Shippers and Immigration Policy in the 19th-Century United States

Sunday, January 8, 2023: 11:20 AM
Regency Ballroom A (Loews Philadelphia Hotel)
Katherine Carper, Boston College
Recent scholarship investigating the intersection of slavery and immigration policy has foregrounded how the existence of slavery prevented the development of a cohesive federal policy regulating immigrant entry into the United States. While the federal government regulated passenger movement on ships, state governments regulated passengers upon arrival in the United States. This paper explores how this context created an opening for private actors to influence immigration policy. This paper argues that the existence of slavery created the economic and legal conditions in which shipping merchants meaningfully crafted local, state, and federal immigration policy in the nineteenth century. This paper examines how slavery and the 1808 abolition of the slave trade provided an opening for a new trade in “free” migration to develop and flourish. Liverpool, a major Atlantic trading port, transformed from a center for the Atlantic slave trade to a hub for the free migrant business in the 1820s and 1830s. By the onset of mass immigration in the 1840s, the passenger trade had become a transatlantic enterprise, firmly linking Liverpool and New York ports.

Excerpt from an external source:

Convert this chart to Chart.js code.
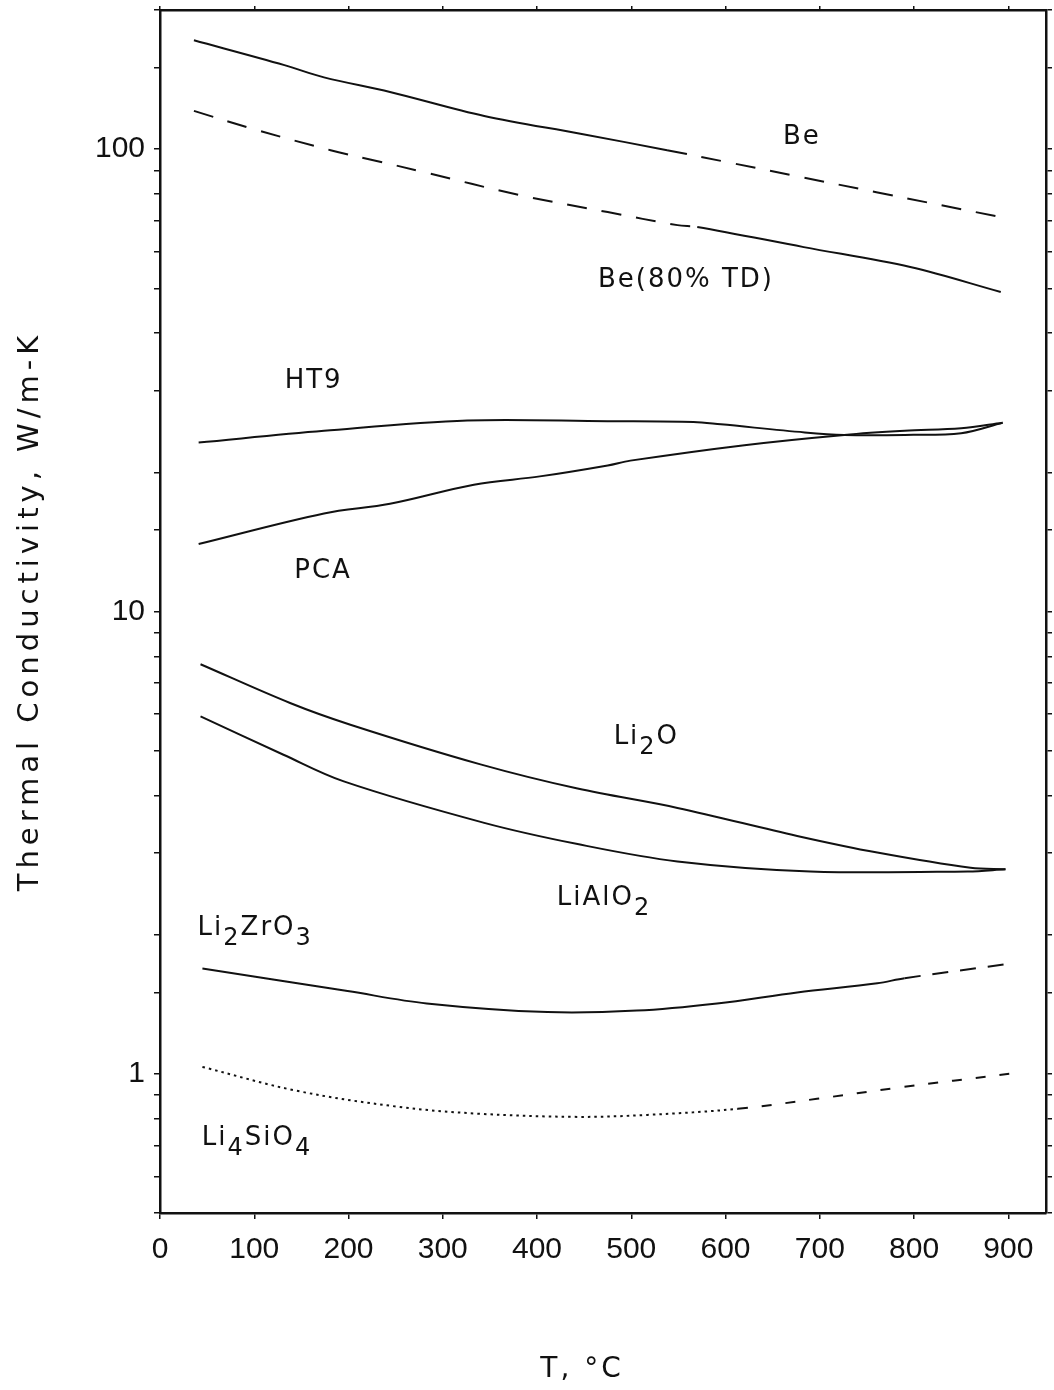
<!DOCTYPE html>
<html>
<head>
<meta charset="utf-8">
<title>Thermal conductivity of blanket materials</title>
<script src="https://cdn.jsdelivr.net/npm/chart.js@4.4.1/dist/chart.umd.min.js"></script>
<style>
  html, body { margin: 0; padding: 0; background: #fff; }
  #wrap { width: 1054px; height: 1390px; }
</style>
</head>
<body>
<div id="wrap"><canvas id="myChart" width="1054" height="1390"></canvas></div>
<script>
// temperature (deg C) and thermal conductivity (W/m-K) for each material
const beT = [36, 132, 174, 244, 344, 446, 538, 600, 676, 760, 892];
const beK = [172, 152, 143, 133, 118, 108, 99.5, 93.9, 87.4, 80.7, 71.3];

const be80T = [36, 96, 181, 231, 280, 381, 475, 549, 570, 683, 796, 892];
const be80K = [121, 111, 99.5, 94.2, 89.2, 79.6, 73.1, 68.5, 67.9, 61.4, 55.6, 49.1];

const ht9T = [41, 174, 326, 475, 566, 595, 684, 726, 790, 850, 894];
const ht9K = [23.2, 24.6, 25.9, 25.8, 25.7, 25.4, 24.4, 24.1, 24.1, 24.3, 25.6];

const pcaT = [41, 174, 244, 333, 403, 475, 499, 620, 726, 790, 850, 894];
const pcaK = [14.0, 16.3, 17.1, 18.8, 19.6, 20.7, 21.2, 22.9, 24.1, 24.6, 24.9, 25.6];

const li2oT = [43, 138, 202, 340, 443, 549, 676, 761, 860, 897];
const li2oK = [7.69, 6.34, 5.69, 4.67, 4.14, 3.76, 3.27, 3.01, 2.79, 2.77];

const lialo2T = [43, 131, 195, 344, 443, 549, 690, 857, 897];
const lialo2K = [5.93, 4.90, 4.29, 3.49, 3.14, 2.88, 2.74, 2.74, 2.77];

const li2zro3T = [45, 120, 199, 283, 411, 506, 591, 676, 761, 790, 901];
const li2zro3K = [1.69, 1.60, 1.51, 1.42, 1.36, 1.37, 1.42, 1.50, 1.57, 1.61, 1.73];

const li4sio4T = [45, 145, 252, 337, 443, 517, 613, 697, 782, 901];
const li4sio4K = [1.035, 0.919, 0.849, 0.820, 0.807, 0.815, 0.84, 0.883, 0.933, 1.0];

// axis ticks
const tempTicks = [0, 100, 200, 300, 400, 500, 600, 700, 800, 900];
const kLabels = [1, 10, 100];

// curve names, [text, isSubscript] pieces, anchored at (T, k)
const curveLabels = [
  { parts: [['Be', 0]], t: 681, k: 108 },
  { parts: [['Be(80% TD)', 0]], t: 558, k: 52.9 },
  { parts: [['HT9', 0]], t: 163, k: 32.0 },
  { parts: [['PCA', 0]], t: 173, k: 12.4 },
  { parts: [['Li', 0], ['2', 1], ['O', 0]], t: 516, k: 5.43 },
  { parts: [['LiAlO', 0], ['2', 1]], t: 471, k: 2.44 },
  { parts: [['Li', 0], ['2', 1], ['ZrO', 0], ['3', 1]], t: 101, k: 2.10 },
  { parts: [['Li', 0], ['4', 1], ['SiO', 0], ['4', 1]], t: 103, k: 0.737 }
];

const ink = '#111';
const toPoints = (ts, ks) => ts.map((t, i) => ({ x: t, y: ks[i] }));

function curve(ts, ks, dash) {
    return {
        data: toPoints(ts, ks),
        borderColor: ink,
        borderWidth: 2,
        pointRadius: 0,
        tension: 0.35,
        fill: false,
        segment: { borderDash: dash }
    };
}

// draws the curve names and both axis titles
const textPlugin = {
    id: 'curveText',
    afterDraw(chart) {
        const { ctx, scales: { x, y } } = chart;
        const fam = '"DejaVu Sans", sans-serif';
        ctx.save();
        ctx.fillStyle = ink;
        ctx.textAlign = 'left';
        ctx.textBaseline = 'alphabetic';
        ctx.letterSpacing = '2px';
        curveLabels.forEach(lab => {
            const px = x.getPixelForValue(lab.t);
            const py = y.getPixelForValue(lab.k);
            let w = 0;
            lab.parts.forEach(([s, sub]) => {
                ctx.font = (sub ? 24 : 26) + 'px ' + fam;
                w += ctx.measureText(s).width;
            });
            let cx = px - w / 2;
            lab.parts.forEach(([s, sub]) => {
                ctx.font = (sub ? 24 : 26) + 'px ' + fam;
                ctx.fillText(s, cx, py + 10 + (sub ? 10 : 0));
                cx += ctx.measureText(s).width;
            });
        });

        // axis titles
        ctx.font = '28px ' + fam;
        ctx.textAlign = 'center';
        ctx.textBaseline = 'middle';
        ctx.letterSpacing = '3px';
        ctx.fillText('T, °C', 582, 1370);
        ctx.translate(30, 611);
        ctx.rotate(-Math.PI / 2);
        ctx.font = '29px ' + fam;
        ctx.letterSpacing = '5px';
        ctx.fillText('Thermal Conductivity, W/m-K', 0, 0);
        ctx.restore();
    }
};

const tickFont = { family: '"Liberation Sans", sans-serif', size: 30 };
const edge = { display: true, color: ink, width: 2.5 };
const tickMarks = { drawOnChartArea: false, drawTicks: true, tickLength: 6, color: ink, lineWidth: 1.5 };
const setTempTicks = s => { s.ticks = tempTicks.map(v => ({ value: v })); };
// keep tick label overhang from shrinking the plot box
const fixBox = (w, h) => s => {
    if (w !== null) s.width = w;
    if (h !== null) s.height = h;
    s.paddingTop = 0; s.paddingBottom = 0; s.paddingLeft = 0; s.paddingRight = 0;
};

const ctx = document.getElementById('myChart').getContext('2d');

new Chart(ctx, {
    type: 'line',
    data: {
        datasets: [
            curve(beT, beK, c => c.p0.parsed.x >= 538 ? [20, 15] : undefined),
            curve(be80T, be80K, c => c.p0.parsed.x < 560 ? [20, 15] : undefined),
            curve(ht9T, ht9K),
            curve(pcaT, pcaK),
            curve(li2oT, li2oK),
            curve(lialo2T, lialo2K),
            curve(li2zro3T, li2zro3K, c => c.p0.parsed.x >= 790 ? [16, 12] : undefined),
            curve(li4sio4T, li4sio4K, c => c.p0.parsed.x >= 613 ? [10, 14] : [2.5, 4])
        ]
    },
    options: {
        responsive: false,
        animation: false,
        layout: { padding: 0 },
        plugins: { legend: { display: false }, tooltip: { enabled: false } },
        scales: {
            x: {
                type: 'linear', position: 'bottom', min: 0, max: 940,
                afterBuildTicks: setTempTicks,
                afterFit: fixBox(null, 177),
                grid: tickMarks, border: edge,
                ticks: { color: ink, font: tickFont, padding: 13, maxRotation: 0, autoSkip: false }
            },
            xTop: {
                type: 'linear', position: 'top', min: 0, max: 940,
                afterBuildTicks: setTempTicks,
                afterFit: fixBox(null, 10),
                grid: { ...tickMarks, tickLength: 4 }, border: edge,
                ticks: { display: false }
            },
            y: {
                type: 'logarithmic', position: 'left', min: 0.5, max: 200,
                afterFit: fixBox(160, null),
                grid: tickMarks, border: edge,
                ticks: {
                    color: ink, font: tickFont, padding: 9, autoSkip: false,
                    callback: v => kLabels.includes(v) ? String(v) : ''
                }
            },
            y2: {
                type: 'logarithmic', position: 'right', min: 0.5, max: 200,
                afterFit: fixBox(8, null),
                grid: tickMarks, border: edge,
                ticks: { display: false, autoSkip: false }
            }
        }
    },
    plugins: [textPlugin]
});
</script>
</body>
</html>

The migration business that developed between Liverpool and New York raised logistical questions concerning how governments regulated and processed passengers. These questions fell under the purview of states because states invested in upholding slavery undermined support for a federal immigration regime. In practice, however, it was shipping merchants engaged in the passenger trade who came up with answers to these questions. Shippers campaigned against state-instituted passenger fees and created the immigrant processing infrastructure that formed the basis of New York state immigration law in the 1850s and federal immigration laws in the 1880s. In effect, the context of slavery enabled shippers to take an active role in the creation of American immigration law in the nineteenth century.